[Set exercise] Give again only the lines running from the one with "Rebuild this chart" through the one with "bg = '#f2f2f2'", inclusive. Omit every picture.

Entries with chart source code
------------------------------

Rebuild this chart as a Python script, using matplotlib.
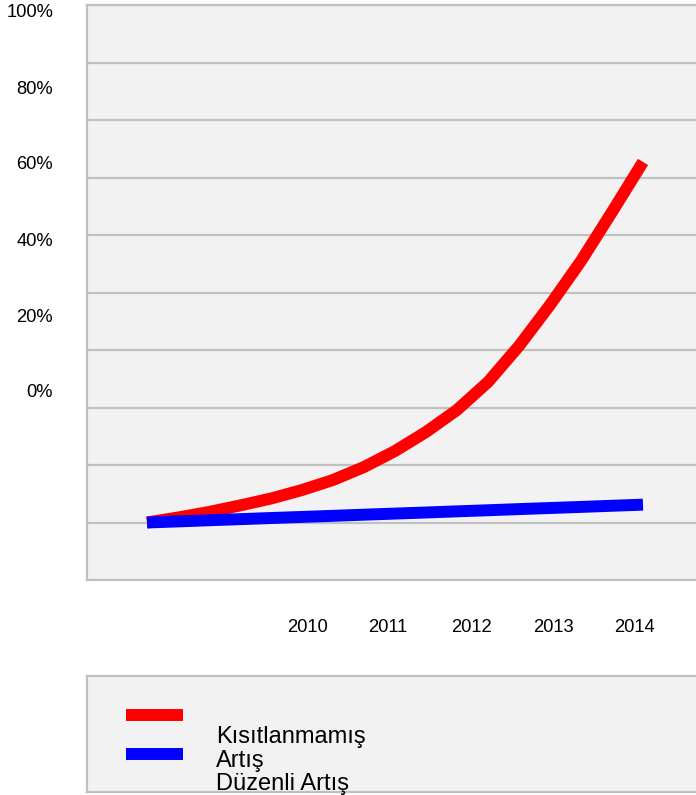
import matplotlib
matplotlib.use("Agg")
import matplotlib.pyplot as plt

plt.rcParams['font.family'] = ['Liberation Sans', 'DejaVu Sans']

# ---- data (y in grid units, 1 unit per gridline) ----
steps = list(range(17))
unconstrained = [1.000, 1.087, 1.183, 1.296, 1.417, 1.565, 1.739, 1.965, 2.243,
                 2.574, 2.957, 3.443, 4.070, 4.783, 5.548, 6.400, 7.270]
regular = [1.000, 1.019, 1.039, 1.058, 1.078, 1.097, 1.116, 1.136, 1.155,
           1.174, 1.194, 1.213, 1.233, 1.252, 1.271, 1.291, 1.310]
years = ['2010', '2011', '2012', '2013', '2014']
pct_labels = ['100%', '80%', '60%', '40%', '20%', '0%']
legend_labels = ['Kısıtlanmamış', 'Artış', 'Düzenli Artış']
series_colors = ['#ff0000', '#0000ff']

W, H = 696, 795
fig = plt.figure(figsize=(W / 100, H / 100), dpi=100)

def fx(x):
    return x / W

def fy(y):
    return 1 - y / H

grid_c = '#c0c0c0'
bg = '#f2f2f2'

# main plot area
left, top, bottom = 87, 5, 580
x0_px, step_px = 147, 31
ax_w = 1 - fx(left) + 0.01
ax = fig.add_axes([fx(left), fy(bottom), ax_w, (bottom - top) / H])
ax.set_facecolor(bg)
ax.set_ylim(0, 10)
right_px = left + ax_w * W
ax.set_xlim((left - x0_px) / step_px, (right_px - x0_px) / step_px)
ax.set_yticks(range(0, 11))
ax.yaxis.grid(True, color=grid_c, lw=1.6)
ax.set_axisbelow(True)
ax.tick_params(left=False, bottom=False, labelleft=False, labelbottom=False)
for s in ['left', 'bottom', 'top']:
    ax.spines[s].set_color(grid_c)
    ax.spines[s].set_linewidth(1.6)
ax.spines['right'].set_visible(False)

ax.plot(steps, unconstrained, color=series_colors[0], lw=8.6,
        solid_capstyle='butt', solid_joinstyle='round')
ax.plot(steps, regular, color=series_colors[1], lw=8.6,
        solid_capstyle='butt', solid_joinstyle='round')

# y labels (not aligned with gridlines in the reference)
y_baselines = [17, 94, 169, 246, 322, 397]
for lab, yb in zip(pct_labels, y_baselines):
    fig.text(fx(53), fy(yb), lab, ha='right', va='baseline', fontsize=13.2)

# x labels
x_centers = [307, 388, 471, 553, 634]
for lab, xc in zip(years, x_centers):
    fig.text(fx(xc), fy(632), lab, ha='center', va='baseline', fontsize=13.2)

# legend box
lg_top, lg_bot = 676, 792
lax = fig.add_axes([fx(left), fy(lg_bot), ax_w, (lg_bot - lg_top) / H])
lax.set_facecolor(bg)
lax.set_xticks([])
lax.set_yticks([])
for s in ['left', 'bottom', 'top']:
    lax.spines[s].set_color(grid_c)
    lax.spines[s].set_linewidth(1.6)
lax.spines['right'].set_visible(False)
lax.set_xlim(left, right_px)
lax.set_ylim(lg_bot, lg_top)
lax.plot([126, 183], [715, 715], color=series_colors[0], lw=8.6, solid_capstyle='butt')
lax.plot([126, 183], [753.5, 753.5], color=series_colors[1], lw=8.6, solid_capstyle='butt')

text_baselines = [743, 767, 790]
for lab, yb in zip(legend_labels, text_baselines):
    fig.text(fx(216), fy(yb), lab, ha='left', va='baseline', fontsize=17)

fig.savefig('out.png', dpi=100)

------------------------------

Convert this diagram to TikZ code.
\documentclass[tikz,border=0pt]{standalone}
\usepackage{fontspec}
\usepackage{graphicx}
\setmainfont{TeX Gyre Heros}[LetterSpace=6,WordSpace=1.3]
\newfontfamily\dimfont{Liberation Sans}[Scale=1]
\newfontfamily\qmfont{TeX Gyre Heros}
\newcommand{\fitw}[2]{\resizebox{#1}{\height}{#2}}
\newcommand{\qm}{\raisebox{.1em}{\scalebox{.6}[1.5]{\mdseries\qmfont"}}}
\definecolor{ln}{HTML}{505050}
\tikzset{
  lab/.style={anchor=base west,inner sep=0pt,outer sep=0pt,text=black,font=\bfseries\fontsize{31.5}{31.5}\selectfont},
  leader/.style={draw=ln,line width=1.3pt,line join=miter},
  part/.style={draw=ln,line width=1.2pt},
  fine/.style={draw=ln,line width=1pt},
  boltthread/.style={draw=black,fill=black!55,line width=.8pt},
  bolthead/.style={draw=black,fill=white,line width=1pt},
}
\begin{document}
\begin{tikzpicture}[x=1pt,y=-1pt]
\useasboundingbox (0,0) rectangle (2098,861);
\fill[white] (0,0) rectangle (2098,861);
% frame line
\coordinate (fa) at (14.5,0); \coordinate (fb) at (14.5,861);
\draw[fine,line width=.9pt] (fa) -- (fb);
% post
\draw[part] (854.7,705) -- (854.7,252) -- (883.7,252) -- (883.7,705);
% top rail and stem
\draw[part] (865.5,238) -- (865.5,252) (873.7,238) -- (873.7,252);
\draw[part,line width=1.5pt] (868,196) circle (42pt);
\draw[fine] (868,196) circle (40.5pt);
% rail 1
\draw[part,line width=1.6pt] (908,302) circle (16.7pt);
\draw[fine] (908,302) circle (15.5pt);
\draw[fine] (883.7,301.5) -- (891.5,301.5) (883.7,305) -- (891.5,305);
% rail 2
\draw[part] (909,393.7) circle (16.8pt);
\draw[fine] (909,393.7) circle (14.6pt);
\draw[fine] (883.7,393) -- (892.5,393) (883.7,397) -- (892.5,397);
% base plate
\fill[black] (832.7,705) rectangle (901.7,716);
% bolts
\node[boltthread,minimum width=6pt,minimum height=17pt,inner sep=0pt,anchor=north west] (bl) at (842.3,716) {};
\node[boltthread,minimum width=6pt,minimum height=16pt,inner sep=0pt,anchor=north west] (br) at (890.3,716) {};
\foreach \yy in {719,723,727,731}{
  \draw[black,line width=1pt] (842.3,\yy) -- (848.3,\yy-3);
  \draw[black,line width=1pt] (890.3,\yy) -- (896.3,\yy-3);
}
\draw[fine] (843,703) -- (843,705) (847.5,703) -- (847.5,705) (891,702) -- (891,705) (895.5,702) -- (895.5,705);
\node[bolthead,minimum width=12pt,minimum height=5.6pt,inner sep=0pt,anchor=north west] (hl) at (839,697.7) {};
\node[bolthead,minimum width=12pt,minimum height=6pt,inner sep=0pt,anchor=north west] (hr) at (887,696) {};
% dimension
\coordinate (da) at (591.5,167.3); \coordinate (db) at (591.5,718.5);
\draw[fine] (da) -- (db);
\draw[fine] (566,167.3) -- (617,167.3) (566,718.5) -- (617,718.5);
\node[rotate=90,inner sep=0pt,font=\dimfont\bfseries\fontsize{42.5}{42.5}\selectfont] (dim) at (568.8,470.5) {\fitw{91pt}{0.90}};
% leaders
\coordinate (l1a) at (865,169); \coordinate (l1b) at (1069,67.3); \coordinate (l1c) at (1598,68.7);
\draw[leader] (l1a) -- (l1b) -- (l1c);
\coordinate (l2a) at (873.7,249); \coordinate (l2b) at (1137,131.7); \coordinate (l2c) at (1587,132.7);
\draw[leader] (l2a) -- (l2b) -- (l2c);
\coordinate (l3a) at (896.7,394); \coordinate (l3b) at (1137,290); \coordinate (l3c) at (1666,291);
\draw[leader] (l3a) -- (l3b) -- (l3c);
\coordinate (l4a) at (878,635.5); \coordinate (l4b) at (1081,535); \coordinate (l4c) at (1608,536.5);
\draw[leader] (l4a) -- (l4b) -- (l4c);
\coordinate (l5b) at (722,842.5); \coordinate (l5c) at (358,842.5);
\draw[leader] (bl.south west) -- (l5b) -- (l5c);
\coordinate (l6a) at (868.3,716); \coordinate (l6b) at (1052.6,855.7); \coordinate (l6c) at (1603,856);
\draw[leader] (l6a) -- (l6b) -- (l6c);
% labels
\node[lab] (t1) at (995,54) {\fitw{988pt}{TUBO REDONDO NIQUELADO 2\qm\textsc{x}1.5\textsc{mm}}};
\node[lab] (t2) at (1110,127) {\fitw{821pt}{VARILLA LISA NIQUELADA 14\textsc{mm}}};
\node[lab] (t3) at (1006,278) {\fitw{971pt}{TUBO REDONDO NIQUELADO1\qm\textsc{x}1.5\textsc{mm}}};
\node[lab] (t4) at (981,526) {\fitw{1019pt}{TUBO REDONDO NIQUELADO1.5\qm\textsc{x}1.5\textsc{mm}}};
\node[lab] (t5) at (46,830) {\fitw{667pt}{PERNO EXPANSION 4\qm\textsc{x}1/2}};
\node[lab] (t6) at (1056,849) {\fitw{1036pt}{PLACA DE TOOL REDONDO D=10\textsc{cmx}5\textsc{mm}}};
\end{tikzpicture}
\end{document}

------------------------------

[Written solution]
Rebuild this chart as a Python script, using matplotlib.
import matplotlib
matplotlib.use("Agg")
import matplotlib.pyplot as plt

plt.rcParams['font.family'] = ['Liberation Sans', 'DejaVu Sans']

# ---- data (y in grid units, 1 unit per gridline) ----
steps = list(range(17))
unconstrained = [1.000, 1.087, 1.183, 1.296, 1.417, 1.565, 1.739, 1.965, 2.243,
                 2.574, 2.957, 3.443, 4.070, 4.783, 5.548, 6.400, 7.270]
regular = [1.000, 1.019, 1.039, 1.058, 1.078, 1.097, 1.116, 1.136, 1.155,
           1.174, 1.194, 1.213, 1.233, 1.252, 1.271, 1.291, 1.310]
years = ['2010', '2011', '2012', '2013', '2014']
pct_labels = ['100%', '80%', '60%', '40%', '20%', '0%']
legend_labels = ['Kısıtlanmamış', 'Artış', 'Düzenli Artış']
series_colors = ['#ff0000', '#0000ff']

W, H = 696, 795
fig = plt.figure(figsize=(W / 100, H / 100), dpi=100)

def fx(x):
    return x / W

def fy(y):
    return 1 - y / H

grid_c = '#c0c0c0'
bg = '#f2f2f2'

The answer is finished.